The former All-Star hasn't returned to his glory days, although he certainly has escaped the bottomless pit that he fell into last season.
Last year, any time Ginobili touched the ball, fans would cringe. However, instead of a turnover or a missed shot, fans can now expect incredible passes and a strong scoring effort from their sixth man.
This won't be a vintage season for Ginobili; however he certainly is on the path to redemption.
Kawhi Leonard received a lot of hype entering his third year, but it's clear that he has lived up to it. Not many players in this league are effective in every aspect of the game while being just 22.
Leonard, however, has managed to supplement his defensive aptitude with a balanced offensive attack—highlighted by his strong finishing ability—as well as a rebounding prowess that became apparent in last year's Finals.
Currently averaging 12.6 points in under 30 minutes, the team's future superstar is solidifying the notion that he will one day carry the squad.

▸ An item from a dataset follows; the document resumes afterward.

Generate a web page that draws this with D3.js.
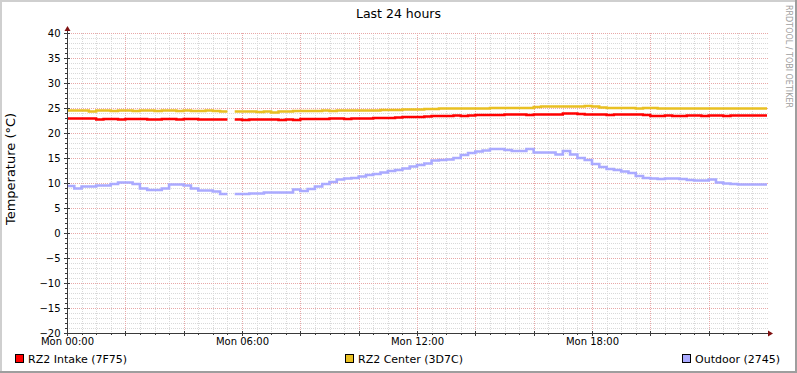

After a resurgent 2013-14 campaign, the current season has been anything but for Duncan. His shooting percentage—.375 from the floor—is horrific.

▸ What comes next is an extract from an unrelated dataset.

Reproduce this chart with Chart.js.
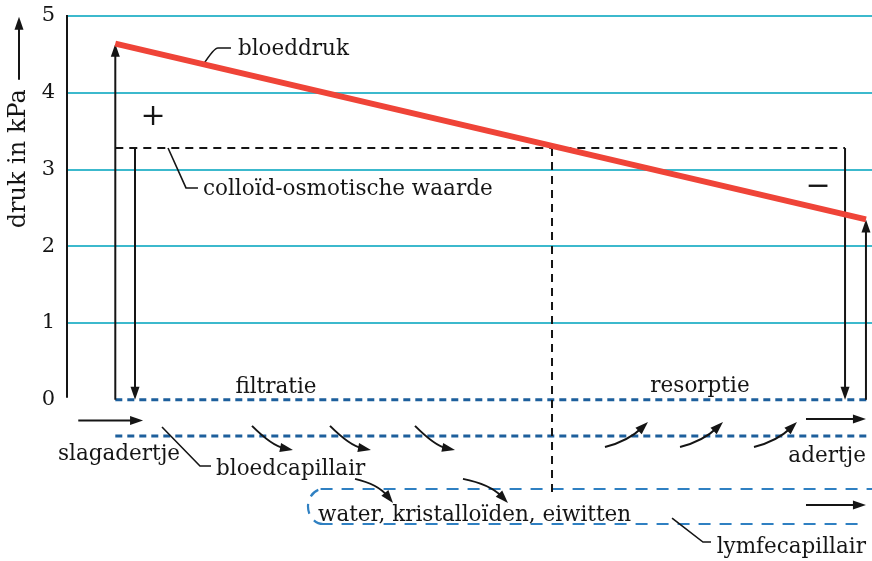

That said, the veteran has managed to make an impact despite his offensive struggles. He still anchors the defense and contributes to the offensive attack in other ways.
Still, the 2013-14 season hasn't been pleasant for Duncan, and fans are starting to worry whether he's simply in a slump or something much, much worse.
Luckily, Duncan's struggles haven't been too detrimental to the team's record. At 11-1, the Spurs sit atop the West, and it's largely due to Tony Parker.
Every game is a show for Parker, who is averaging 18.1 points and six assists despite playing less than the average superstar.
Few guards shoot above 50 percent, but Parker is managing yet again to score in loads while being remarkably efficient.
He alone hasn't led the team to a league-high 11 wins, but he serves as the team's primary offensive catalyst. He'll continue to improve his stats once his playing time shoots up, but as for now the MVP-candidate has been quite impressive.